I have fought fibromyalgia for over twenty years. I am constantly researching and supporting others with this disease through my blog, I tripped over a stone.  I co-wrote a book, The Shadow Boxers, Fighting Fibromyalgia. It is an interactive journal for those who are attempting to learn to live their best life with Fibromyalgia. (It is currently on Amazon.)

The greatest challenge that I have faced up to this day is a battle with idiopathic pancreatitis. It began in September of 2012 and continued until my last procedure in July 2013. I was in the hospital eleven times, each stay was quite lengthy. I had seven operations. On two occasions, the surgeon asked me, “to what lengths” did I want him to go to preserve my life? I signed a DNR both times, I was so ill, none of us thought I’d survive the operation. My husband and I said our goodbyes but each time I went into surgery, my husband would give me a kiss and whisper, “Try to wake-up.” And I did, every time.

I have recovered, but will always battle idiopathic pancreatitis attacks. (The attacks come at will as there is no known reason for my type of pancreatitis.) I know what to do when I have them and they can usually be handled at home without hospitalization. But after being so ill for so long I lost my ability to think constructively, with purpose. I started with adult coloring books, art journals, and tangles; learning patterns and putting them into a picture format. I learned to write in complete sentences by journaling. Finally, in 2016, I began blogging as a means to practice my writing and record what I had been through to reach others. Before I knew it I was involved in co-authoring a book and administrating a support group for fibromyalgia! I fought and I won!

One piece of advice that I have learned and would like to share is learning to grieve. You must allow yourself to grieve the old you, the healthy you that no longer exists. Get to know the new you and find your strengths. You will find them and you will find purpose!
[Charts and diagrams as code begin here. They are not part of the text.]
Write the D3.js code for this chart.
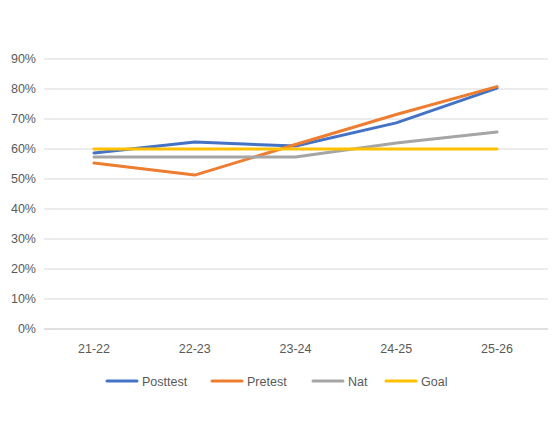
<!DOCTYPE html>
<html lang="en">
<head>
<meta charset="UTF-8">
<script src="https://cdn.jsdelivr.net/npm/d3@7"></script>
<style>body{margin:0;background:#fff;} text{font-family:"Liberation Sans",Arial,sans-serif;fill:#595959;font-size:12.5px;}</style>
</head>
<body>
<svg width="555" height="444"></svg>
<script>
var categories = ['21-22','22-23','23-24','24-25','25-26'];
var posttest = [58.7, 62.3, 61, 68.7, 80.3];
var pretest = [55.3, 51.3, 61.5, 71.5, 80.8];
var nat = [57.3, 57.3, 57.3, 62, 65.7];
var goal = [60, 60, 60, 60, 60];
var yTicks = [0,10,20,30,40,50,60,70,80,90];

var series = [
    {name:'Posttest', values:posttest, color:'#4472C4'},
    {name:'Pretest', values:pretest, color:'#ED7D31'},
    {name:'Nat', values:nat, color:'#A5A5A5'},
    {name:'Goal', values:goal, color:'#FFC000'}
];

var svg = d3.select('svg');
var x = d3.scalePoint().domain(categories).range([94,497]);
var y = d3.scaleLinear().domain([0,90]).range([329,59]);

// gridlines
svg.selectAll('.grid').data(yTicks).enter().append('line')
    .attr('x1',44).attr('x2',548)
    .attr('y1',function(d){return y(d)}).attr('y2',function(d){return y(d)})
    .attr('stroke',function(d){return d===0?'#bfbfbf':'#d9d9d9'}).attr('stroke-width',1);

svg.selectAll('.ylab').data(yTicks).enter().append('text')
    .attr('x',36).attr('y',function(d){return y(d)+4})
    .attr('text-anchor','end').text(function(d){return d+'%'});

svg.selectAll('.xlab').data(categories).enter().append('text')
    .attr('x',function(d){return x(d)}).attr('y',353)
    .attr('text-anchor','middle').text(function(d){return d});

var line = d3.line()
    .x(function(d,i){return x(categories[i])})
    .y(function(d){return y(d)});

series.forEach(function(s){
    svg.append('path').attr('d',line(s.values))
        .attr('fill','none').attr('stroke',s.color)
        .attr('stroke-width',3).attr('stroke-linejoin','round').attr('stroke-linecap','round');
});

// legend
var legX = [107,212,313,386];
series.forEach(function(s,i){
    var g = svg.append('g').attr('transform','translate('+legX[i]+',381)');
    g.append('line').attr('x1',0).attr('x2',30).attr('y1',0).attr('y2',0)
        .attr('stroke',s.color).attr('stroke-width',3).attr('stroke-linecap','round');
    g.append('text').attr('x',35).attr('y',4.5).text(s.name);
});
</script>
</body>
</html>
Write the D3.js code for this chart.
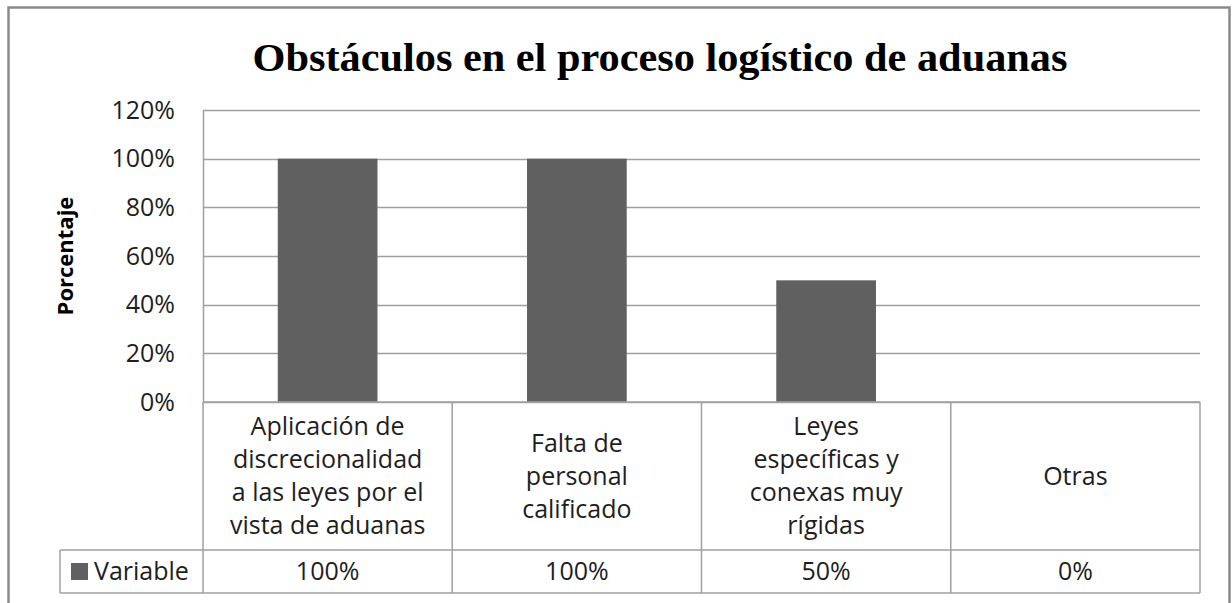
<!DOCTYPE html>
<html>
<head>
<meta charset="utf-8">
<script src="https://cdn.jsdelivr.net/npm/d3@7"></script>
<style>
  html, body { margin: 0; padding: 0; background: #ffffff; }
  svg { display: block; }
</style>
</head>
<body>
<script>
const title = "Obstáculos en el proceso logístico de aduanas";
const yAxisTitle = "Porcentaje";
const seriesName = "Variable";
const categories = [
  ["Aplicación de", "discrecionalidad", "a las leyes por el", "vista de aduanas"],
  ["Falta de", "personal", "calificado"],
  ["Leyes", "específicas y", "conexas muy", "rígidas"],
  ["Otras"]
];
const values = [1.00, 1.00, 0.50, 0.00];
const valueLabels = ["100%", "100%", "50%", "0%"];
const yTicks = [0, 0.2, 0.4, 0.6, 0.8, 1.0, 1.2];

const W = 1232, H = 603;
const plotLeft = 203, plotRight = 1200, plotTop = 110, plotBottom = 402;
const tableMid = 550, tableBottom = 593, legendLeft = 60;
const barColor = "#606060", gridColor = "#a0a0a0";
const font = "'Open Sans', Carlito, Calibri, sans-serif";
const fs = 25, txtColor = "#1e1e1e";

const svg = d3.select("body").append("svg").attr("width", W).attr("height", H);

// outer frame
svg.append("rect").attr("x", 8.5).attr("y", 7.5).attr("width", 1221).attr("height", 620)
  .attr("fill", "#fff").attr("stroke", "#8a8a8a").attr("stroke-width", 2.5);

const x = d3.scaleBand().domain(d3.range(categories.length)).range([plotLeft, plotRight]).paddingInner(0).paddingOuter(0);
const y = d3.scaleLinear().domain([0, 1.2]).range([plotBottom, plotTop]);

// gridlines
svg.append("g").selectAll("line").data(yTicks).join("line")
  .attr("x1", plotLeft).attr("x2", plotRight)
  .attr("y1", d => Math.round(y(d)) + 0.5).attr("y2", d => Math.round(y(d)) + 0.5)
  .attr("stroke", gridColor).attr("stroke-width", 1.5);

// y axis
const yAxis = d3.axisLeft(y).tickValues(yTicks).tickFormat(d3.format(".0%")).tickSize(0).tickPadding(28);
const gy = svg.append("g").attr("transform", `translate(${plotLeft},0)`).call(yAxis);
gy.attr("font-family", null).attr("font-size", null);
gy.select(".domain").attr("stroke", gridColor).attr("stroke-width", 1.5);
gy.selectAll("text").attr("font-family", font).attr("font-size", fs).attr("fill", txtColor);

// bars
const bw = x.bandwidth() * 0.4;
svg.append("g").selectAll("rect").data(values).join("rect")
  .attr("x", (d, i) => x(i) + (x.bandwidth() - bw) / 2)
  .attr("width", bw)
  .attr("y", d => y(d))
  .attr("height", d => y(0) - y(d))
  .attr("fill", barColor);

// data table
const tg = svg.append("g").attr("fill", "none").attr("stroke", gridColor).attr("stroke-width", 1.5);
x.domain().concat([categories.length]).forEach(i => {
  const xx = i < categories.length ? x(i) : plotRight;
  tg.append("line").attr("x1", xx).attr("x2", xx).attr("y1", plotBottom).attr("y2", tableBottom);
});
tg.append("line").attr("x1", legendLeft).attr("x2", plotRight).attr("y1", tableMid).attr("y2", tableMid);
tg.append("line").attr("x1", legendLeft).attr("x2", plotRight).attr("y1", tableBottom).attr("y2", tableBottom);
tg.append("line").attr("x1", legendLeft).attr("x2", legendLeft).attr("y1", tableMid).attr("y2", tableBottom);
tg.append("line").attr("x1", plotLeft).attr("x2", plotRight).attr("y1", plotBottom).attr("y2", plotBottom);

// category labels
const lineH = 33;
categories.forEach((lines, i) => {
  const cx = x(i) + x.bandwidth() / 2;
  const cy = (plotBottom + tableMid) / 2;
  const startY = cy - (lines.length - 1) * lineH / 2;
  const t = svg.append("text").attr("text-anchor", "middle").attr("font-family", font)
    .attr("font-size", fs).attr("fill", txtColor);
  lines.forEach((ln, j) => {
    t.append("tspan").attr("x", cx).attr("y", startY + j * lineH).attr("dy", "0.35em").text(ln);
  });
});

// value labels
svg.append("g").selectAll("text").data(valueLabels).join("text")
  .attr("x", (d, i) => x(i) + x.bandwidth() / 2)
  .attr("y", (tableMid + tableBottom) / 2).attr("dy", "0.35em")
  .attr("text-anchor", "middle").attr("font-family", font).attr("font-size", fs).attr("fill", txtColor)
  .text(d => d);

// legend key
svg.append("rect").attr("x", 71).attr("y", 563).attr("width", 17).attr("height", 17).attr("fill", barColor);
svg.append("text").attr("x", 94).attr("y", (tableMid + tableBottom) / 2).attr("dy", "0.35em")
  .attr("font-family", font).attr("font-size", fs).attr("fill", txtColor).text(seriesName);

// title
svg.append("text").attr("x", 660).attr("y", 71).attr("text-anchor", "middle")
  .attr("font-family", "'Liberation Serif', 'Times New Roman', serif").attr("font-weight", "bold")
  .attr("font-size", 40).attr("fill", "#000")
  .attr("textLength", 815).attr("lengthAdjust", "spacingAndGlyphs")
  .text(title);

// y axis title
svg.append("text").attr("transform", `translate(65,${(plotTop + plotBottom) / 2}) rotate(-90)`)
  .attr("text-anchor", "middle").attr("dy", "0.35em").attr("font-family", font).attr("font-weight", "bold")
  .attr("font-size", 22).attr("fill", "#000").text(yAxisTitle);
</script>
</body>
</html>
Again, I wish to thank Terri at Reclaiming Hope, I am honored to be chosen.


My nominee:

I’d like to nominate my friend, Mer, at Knocked Over by A Feather. She epitomizes the brave and courageous fighter who has overcome difficult obstacles in life and chooses to fight on. She has a very successful blog and has helped so many people with all types of conditions of chronic illness and disease. She is truly a valiant blogger!